> **REQUIRED WORK**: Return, exactly as written, the lines from the one containing "Rebuild this diagram" through the one containing "(\x,670) -- (\x,700);", with both ends included.

> **EXTRACTED RECORDS**:

======

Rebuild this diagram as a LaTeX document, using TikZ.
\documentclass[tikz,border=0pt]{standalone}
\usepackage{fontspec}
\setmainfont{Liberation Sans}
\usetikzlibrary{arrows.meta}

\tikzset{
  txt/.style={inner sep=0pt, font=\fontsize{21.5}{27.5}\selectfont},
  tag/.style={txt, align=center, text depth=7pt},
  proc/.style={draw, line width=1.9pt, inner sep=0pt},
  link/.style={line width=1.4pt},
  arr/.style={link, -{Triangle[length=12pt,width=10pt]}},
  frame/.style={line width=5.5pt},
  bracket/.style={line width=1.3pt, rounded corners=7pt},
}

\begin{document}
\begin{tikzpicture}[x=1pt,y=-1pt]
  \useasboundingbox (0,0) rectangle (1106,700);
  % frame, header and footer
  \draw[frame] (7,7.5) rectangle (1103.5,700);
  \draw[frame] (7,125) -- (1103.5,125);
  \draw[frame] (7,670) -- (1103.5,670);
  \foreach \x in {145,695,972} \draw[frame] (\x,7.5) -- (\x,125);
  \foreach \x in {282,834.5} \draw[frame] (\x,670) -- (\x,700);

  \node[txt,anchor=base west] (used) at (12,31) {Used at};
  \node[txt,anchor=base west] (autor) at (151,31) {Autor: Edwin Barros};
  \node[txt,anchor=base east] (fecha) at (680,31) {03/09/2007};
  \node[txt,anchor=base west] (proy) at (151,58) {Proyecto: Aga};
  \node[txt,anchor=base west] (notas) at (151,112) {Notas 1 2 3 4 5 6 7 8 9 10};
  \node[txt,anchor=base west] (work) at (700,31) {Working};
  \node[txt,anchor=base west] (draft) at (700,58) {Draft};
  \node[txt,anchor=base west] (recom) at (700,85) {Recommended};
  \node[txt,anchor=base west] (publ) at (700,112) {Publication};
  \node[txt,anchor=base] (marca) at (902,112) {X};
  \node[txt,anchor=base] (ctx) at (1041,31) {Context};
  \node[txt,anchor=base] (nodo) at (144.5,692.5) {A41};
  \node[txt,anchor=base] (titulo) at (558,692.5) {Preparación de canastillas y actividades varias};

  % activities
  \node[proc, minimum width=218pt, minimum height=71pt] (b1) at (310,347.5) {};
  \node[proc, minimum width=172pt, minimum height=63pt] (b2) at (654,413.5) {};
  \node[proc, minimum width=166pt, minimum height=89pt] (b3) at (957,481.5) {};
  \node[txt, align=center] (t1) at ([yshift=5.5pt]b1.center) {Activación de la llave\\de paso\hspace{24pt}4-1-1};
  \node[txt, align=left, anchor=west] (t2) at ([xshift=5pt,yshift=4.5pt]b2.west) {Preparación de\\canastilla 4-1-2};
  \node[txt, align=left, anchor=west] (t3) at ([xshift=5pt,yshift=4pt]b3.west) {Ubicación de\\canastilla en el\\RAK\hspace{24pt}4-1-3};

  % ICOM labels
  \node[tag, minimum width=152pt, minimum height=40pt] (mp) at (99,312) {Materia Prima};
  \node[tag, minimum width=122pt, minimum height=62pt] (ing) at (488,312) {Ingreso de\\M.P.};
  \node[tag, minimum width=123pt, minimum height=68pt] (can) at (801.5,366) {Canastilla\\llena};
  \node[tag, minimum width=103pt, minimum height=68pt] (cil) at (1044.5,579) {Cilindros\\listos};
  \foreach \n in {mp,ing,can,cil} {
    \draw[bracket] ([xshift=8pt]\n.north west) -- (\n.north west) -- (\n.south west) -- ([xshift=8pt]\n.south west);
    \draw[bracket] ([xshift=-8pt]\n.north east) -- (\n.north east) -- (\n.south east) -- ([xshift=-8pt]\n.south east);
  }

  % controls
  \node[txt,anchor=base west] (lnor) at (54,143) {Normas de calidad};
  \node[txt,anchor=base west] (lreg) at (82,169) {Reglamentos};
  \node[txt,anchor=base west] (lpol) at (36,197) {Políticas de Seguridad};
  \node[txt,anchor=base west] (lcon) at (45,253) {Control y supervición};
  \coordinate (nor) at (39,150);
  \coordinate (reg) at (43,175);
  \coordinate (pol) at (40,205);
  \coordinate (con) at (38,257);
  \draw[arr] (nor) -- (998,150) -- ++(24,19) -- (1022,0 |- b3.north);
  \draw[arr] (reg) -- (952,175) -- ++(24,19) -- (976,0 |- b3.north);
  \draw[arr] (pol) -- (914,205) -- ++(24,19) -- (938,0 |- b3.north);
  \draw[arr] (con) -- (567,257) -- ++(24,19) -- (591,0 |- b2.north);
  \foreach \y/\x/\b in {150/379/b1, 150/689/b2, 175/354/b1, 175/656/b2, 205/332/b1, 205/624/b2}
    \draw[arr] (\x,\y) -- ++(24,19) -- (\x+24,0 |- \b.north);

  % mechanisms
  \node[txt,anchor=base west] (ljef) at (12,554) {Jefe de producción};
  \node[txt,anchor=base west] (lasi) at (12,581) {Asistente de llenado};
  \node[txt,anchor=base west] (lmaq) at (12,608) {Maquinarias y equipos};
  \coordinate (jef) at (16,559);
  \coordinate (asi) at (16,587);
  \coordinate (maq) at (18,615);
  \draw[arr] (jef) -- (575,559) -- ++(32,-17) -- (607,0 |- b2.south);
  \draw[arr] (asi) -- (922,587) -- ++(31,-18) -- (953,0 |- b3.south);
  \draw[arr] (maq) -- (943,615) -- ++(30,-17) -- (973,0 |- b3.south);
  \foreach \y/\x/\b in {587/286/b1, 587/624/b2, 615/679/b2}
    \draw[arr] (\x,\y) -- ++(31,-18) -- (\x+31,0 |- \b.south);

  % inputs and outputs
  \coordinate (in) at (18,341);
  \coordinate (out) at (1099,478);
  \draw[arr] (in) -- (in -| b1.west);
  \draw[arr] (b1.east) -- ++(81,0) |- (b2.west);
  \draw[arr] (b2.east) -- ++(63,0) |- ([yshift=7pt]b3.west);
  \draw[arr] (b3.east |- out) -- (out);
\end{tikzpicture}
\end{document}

======

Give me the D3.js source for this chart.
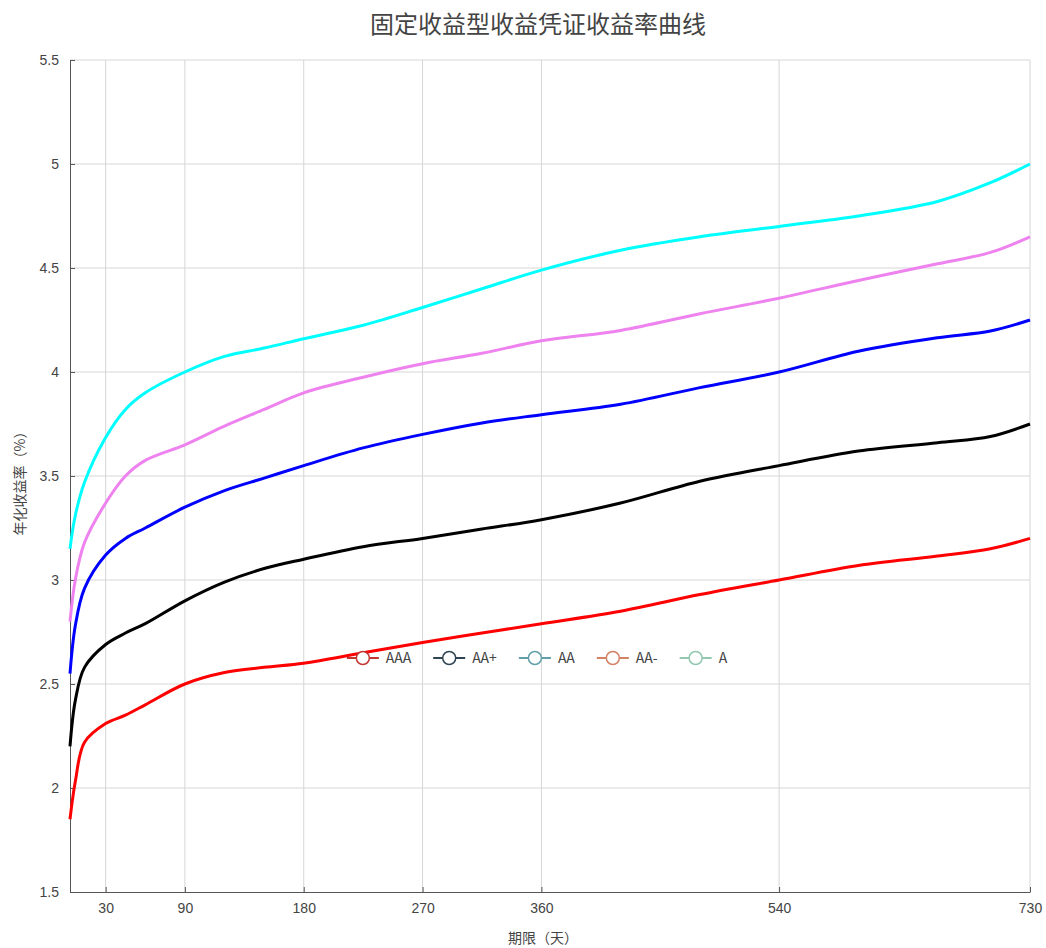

======

> **EXERCISE ANSWER**:
Rebuild this diagram as a LaTeX document, using TikZ.
\documentclass[tikz,border=0pt]{standalone}
\usepackage{fontspec}
\setmainfont{Liberation Sans}
\usetikzlibrary{arrows.meta}

\tikzset{
  txt/.style={inner sep=0pt, font=\fontsize{21.5}{27.5}\selectfont},
  tag/.style={txt, align=center, text depth=7pt},
  proc/.style={draw, line width=1.9pt, inner sep=0pt},
  link/.style={line width=1.4pt},
  arr/.style={link, -{Triangle[length=12pt,width=10pt]}},
  frame/.style={line width=5.5pt},
  bracket/.style={line width=1.3pt, rounded corners=7pt},
}

\begin{document}
\begin{tikzpicture}[x=1pt,y=-1pt]
  \useasboundingbox (0,0) rectangle (1106,700);
  % frame, header and footer
  \draw[frame] (7,7.5) rectangle (1103.5,700);
  \draw[frame] (7,125) -- (1103.5,125);
  \draw[frame] (7,670) -- (1103.5,670);
  \foreach \x in {145,695,972} \draw[frame] (\x,7.5) -- (\x,125);
  \foreach \x in {282,834.5} \draw[frame] (\x,670) -- (\x,700);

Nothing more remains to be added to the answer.